#### Information supplied
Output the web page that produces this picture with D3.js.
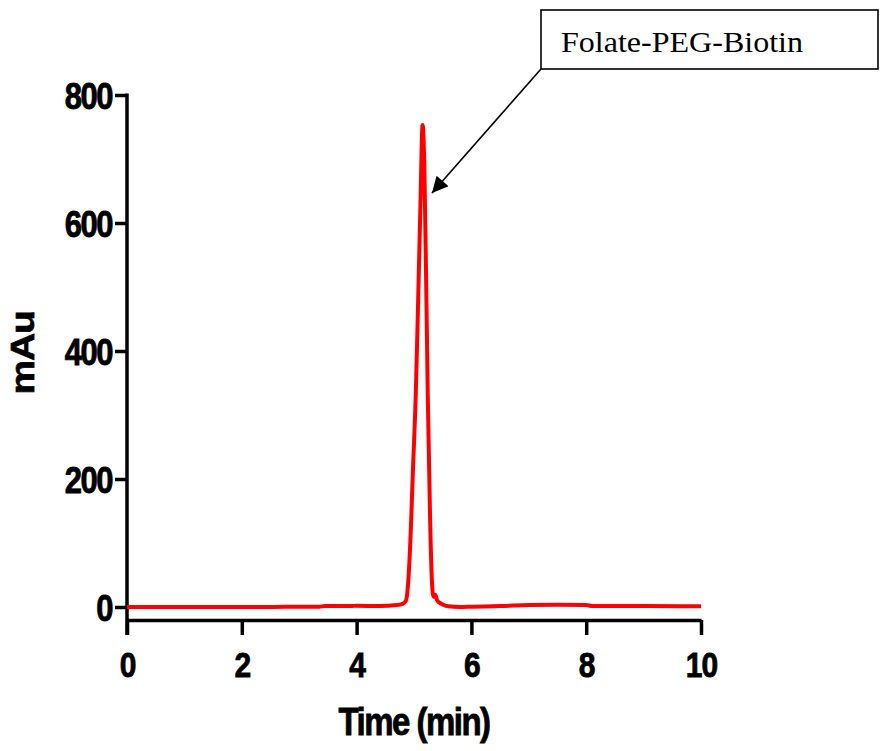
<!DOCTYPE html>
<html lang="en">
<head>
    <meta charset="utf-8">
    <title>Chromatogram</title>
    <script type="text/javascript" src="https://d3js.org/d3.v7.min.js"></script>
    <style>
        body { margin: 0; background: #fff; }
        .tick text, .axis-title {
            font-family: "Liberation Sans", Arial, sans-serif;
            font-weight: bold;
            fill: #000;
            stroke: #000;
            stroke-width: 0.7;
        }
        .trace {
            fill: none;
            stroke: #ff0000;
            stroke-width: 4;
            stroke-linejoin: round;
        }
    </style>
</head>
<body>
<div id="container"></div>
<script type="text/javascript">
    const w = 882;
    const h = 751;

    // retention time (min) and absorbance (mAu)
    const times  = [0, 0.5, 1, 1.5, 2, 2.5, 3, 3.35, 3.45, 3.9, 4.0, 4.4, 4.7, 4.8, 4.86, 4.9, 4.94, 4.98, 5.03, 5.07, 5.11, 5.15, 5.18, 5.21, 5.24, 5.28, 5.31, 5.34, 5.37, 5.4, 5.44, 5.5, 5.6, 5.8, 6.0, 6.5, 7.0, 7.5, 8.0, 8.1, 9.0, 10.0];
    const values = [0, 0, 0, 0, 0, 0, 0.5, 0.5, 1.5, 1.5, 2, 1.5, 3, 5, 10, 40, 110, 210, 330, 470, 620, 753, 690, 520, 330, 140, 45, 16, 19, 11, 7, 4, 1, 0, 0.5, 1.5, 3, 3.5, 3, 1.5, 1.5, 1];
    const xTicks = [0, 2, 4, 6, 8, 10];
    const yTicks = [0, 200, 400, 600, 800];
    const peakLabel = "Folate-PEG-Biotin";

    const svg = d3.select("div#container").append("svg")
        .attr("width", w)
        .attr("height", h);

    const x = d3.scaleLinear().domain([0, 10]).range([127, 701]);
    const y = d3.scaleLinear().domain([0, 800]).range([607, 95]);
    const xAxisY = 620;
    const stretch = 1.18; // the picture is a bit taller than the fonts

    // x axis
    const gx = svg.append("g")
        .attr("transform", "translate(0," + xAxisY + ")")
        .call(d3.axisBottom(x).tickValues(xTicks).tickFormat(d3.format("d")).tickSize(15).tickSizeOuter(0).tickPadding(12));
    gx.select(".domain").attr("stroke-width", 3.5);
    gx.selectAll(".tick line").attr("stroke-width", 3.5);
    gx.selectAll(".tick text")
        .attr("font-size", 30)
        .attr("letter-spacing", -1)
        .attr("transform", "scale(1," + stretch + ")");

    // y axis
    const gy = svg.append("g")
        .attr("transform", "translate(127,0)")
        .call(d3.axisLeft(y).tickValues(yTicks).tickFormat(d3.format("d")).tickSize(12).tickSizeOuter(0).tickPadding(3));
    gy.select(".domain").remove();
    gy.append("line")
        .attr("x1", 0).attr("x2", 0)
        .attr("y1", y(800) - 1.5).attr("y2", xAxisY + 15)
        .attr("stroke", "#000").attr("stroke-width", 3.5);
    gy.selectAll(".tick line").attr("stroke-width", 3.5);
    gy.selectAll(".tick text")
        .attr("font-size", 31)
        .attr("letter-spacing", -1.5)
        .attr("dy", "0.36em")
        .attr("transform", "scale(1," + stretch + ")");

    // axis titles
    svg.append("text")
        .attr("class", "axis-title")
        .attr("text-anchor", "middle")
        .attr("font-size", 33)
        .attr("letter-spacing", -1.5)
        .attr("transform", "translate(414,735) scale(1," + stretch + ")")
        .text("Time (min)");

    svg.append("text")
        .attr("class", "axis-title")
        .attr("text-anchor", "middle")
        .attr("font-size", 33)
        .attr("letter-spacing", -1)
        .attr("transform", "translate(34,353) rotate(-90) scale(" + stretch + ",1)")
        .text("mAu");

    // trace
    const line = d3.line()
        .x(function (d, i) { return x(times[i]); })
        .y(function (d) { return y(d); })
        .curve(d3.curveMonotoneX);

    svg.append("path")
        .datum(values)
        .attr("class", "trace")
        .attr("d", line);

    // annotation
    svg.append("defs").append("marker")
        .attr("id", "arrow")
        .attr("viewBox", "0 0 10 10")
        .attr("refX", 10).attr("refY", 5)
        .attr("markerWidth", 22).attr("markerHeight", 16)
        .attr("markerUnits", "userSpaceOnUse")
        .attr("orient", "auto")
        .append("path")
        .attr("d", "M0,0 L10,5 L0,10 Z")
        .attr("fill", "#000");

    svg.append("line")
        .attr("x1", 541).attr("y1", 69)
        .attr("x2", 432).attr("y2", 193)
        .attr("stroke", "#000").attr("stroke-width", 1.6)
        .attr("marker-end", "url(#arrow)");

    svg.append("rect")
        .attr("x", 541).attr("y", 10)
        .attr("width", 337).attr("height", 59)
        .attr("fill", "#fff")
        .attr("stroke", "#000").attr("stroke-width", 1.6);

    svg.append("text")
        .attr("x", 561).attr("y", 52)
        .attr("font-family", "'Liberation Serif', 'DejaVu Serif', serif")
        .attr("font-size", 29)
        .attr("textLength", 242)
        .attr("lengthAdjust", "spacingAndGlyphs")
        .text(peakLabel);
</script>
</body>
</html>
########
■ Directions
Every line of the material is to be quoted exactly, with no pictures carried over.

■ Expected answer
Output the web page that produces this picture with D3.js.
<!DOCTYPE html>
<html lang="en">
<head>
    <meta charset="utf-8">
    <title>Chromatogram</title>
    <script type="text/javascript" src="https://d3js.org/d3.v7.min.js"></script>
    <style>
        body { margin: 0; background: #fff; }
        .tick text, .axis-title {
            font-family: "Liberation Sans", Arial, sans-serif;
            font-weight: bold;
            fill: #000;
            stroke: #000;
            stroke-width: 0.7;
        }
        .trace {
            fill: none;
            stroke: #ff0000;
            stroke-width: 4;
            stroke-linejoin: round;
        }
    </style>
</head>
<body>
<div id="container"></div>
<script type="text/javascript">
    const w = 882;
    const h = 751;

    // retention time (min) and absorbance (mAu)
    const times  = [0, 0.5, 1, 1.5, 2, 2.5, 3, 3.35, 3.45, 3.9, 4.0, 4.4, 4.7, 4.8, 4.86, 4.9, 4.94, 4.98, 5.03, 5.07, 5.11, 5.15, 5.18, 5.21, 5.24, 5.28, 5.31, 5.34, 5.37, 5.4, 5.44, 5.5, 5.6, 5.8, 6.0, 6.5, 7.0, 7.5, 8.0, 8.1, 9.0, 10.0];
    const values = [0, 0, 0, 0, 0, 0, 0.5, 0.5, 1.5, 1.5, 2, 1.5, 3, 5, 10, 40, 110, 210, 330, 470, 620, 753, 690, 520, 330, 140, 45, 16, 19, 11, 7, 4, 1, 0, 0.5, 1.5, 3, 3.5, 3, 1.5, 1.5, 1];
    const xTicks = [0, 2, 4, 6, 8, 10];
    const yTicks = [0, 200, 400, 600, 800];
    const peakLabel = "Folate-PEG-Biotin";

    const svg = d3.select("div#container").append("svg")
        .attr("width", w)
        .attr("height", h);

    const x = d3.scaleLinear().domain([0, 10]).range([127, 701]);
    const y = d3.scaleLinear().domain([0, 800]).range([607, 95]);
    const xAxisY = 620;
    const stretch = 1.18; // the picture is a bit taller than the fonts

    // x axis
    const gx = svg.append("g")
        .attr("transform", "translate(0," + xAxisY + ")")
        .call(d3.axisBottom(x).tickValues(xTicks).tickFormat(d3.format("d")).tickSize(15).tickSizeOuter(0).tickPadding(12));
    gx.select(".domain").attr("stroke-width", 3.5);
    gx.selectAll(".tick line").attr("stroke-width", 3.5);
    gx.selectAll(".tick text")
        .attr("font-size", 30)
        .attr("letter-spacing", -1)
        .attr("transform", "scale(1," + stretch + ")");

    // y axis
    const gy = svg.append("g")
        .attr("transform", "translate(127,0)")
        .call(d3.axisLeft(y).tickValues(yTicks).tickFormat(d3.format("d")).tickSize(12).tickSizeOuter(0).tickPadding(3));
    gy.select(".domain").remove();
    gy.append("line")
        .attr("x1", 0).attr("x2", 0)
        .attr("y1", y(800) - 1.5).attr("y2", xAxisY + 15)
        .attr("stroke", "#000").attr("stroke-width", 3.5);
    gy.selectAll(".tick line").attr("stroke-width", 3.5);
    gy.selectAll(".tick text")
        .attr("font-size", 31)
        .attr("letter-spacing", -1.5)
        .attr("dy", "0.36em")
        .attr("transform", "scale(1," + stretch + ")");

    // axis titles
    svg.append("text")
        .attr("class", "axis-title")
        .attr("text-anchor", "middle")
        .attr("font-size", 33)
        .attr("letter-spacing", -1.5)
        .attr("transform", "translate(414,735) scale(1," + stretch + ")")
        .text("Time (min)");

    svg.append("text")
        .attr("class", "axis-title")
        .attr("text-anchor", "middle")
        .attr("font-size", 33)
        .attr("letter-spacing", -1)
        .attr("transform", "translate(34,353) rotate(-90) scale(" + stretch + ",1)")
        .text("mAu");

    // trace
    const line = d3.line()
        .x(function (d, i) { return x(times[i]); })
        .y(function (d) { return y(d); })
        .curve(d3.curveMonotoneX);

    svg.append("path")
        .datum(values)
        .attr("class", "trace")
        .attr("d", line);

    // annotation
    svg.append("defs").append("marker")
        .attr("id", "arrow")
        .attr("viewBox", "0 0 10 10")
        .attr("refX", 10).attr("refY", 5)
        .attr("markerWidth", 22).attr("markerHeight", 16)
        .attr("markerUnits", "userSpaceOnUse")
        .attr("orient", "auto")
        .append("path")
        .attr("d", "M0,0 L10,5 L0,10 Z")
        .attr("fill", "#000");

    svg.append("line")
        .attr("x1", 541).attr("y1", 69)
        .attr("x2", 432).attr("y2", 193)
        .attr("stroke", "#000").attr("stroke-width", 1.6)
        .attr("marker-end", "url(#arrow)");

    svg.append("rect")
        .attr("x", 541).attr("y", 10)
        .attr("width", 337).attr("height", 59)
        .attr("fill", "#fff")
        .attr("stroke", "#000").attr("stroke-width", 1.6);

    svg.append("text")
        .attr("x", 561).attr("y", 52)
        .attr("font-family", "'Liberation Serif', 'DejaVu Serif', serif")
        .attr("font-size", 29)
        .attr("textLength", 242)
        .attr("lengthAdjust", "spacingAndGlyphs")
        .text(peakLabel);
</script>
</body>
</html>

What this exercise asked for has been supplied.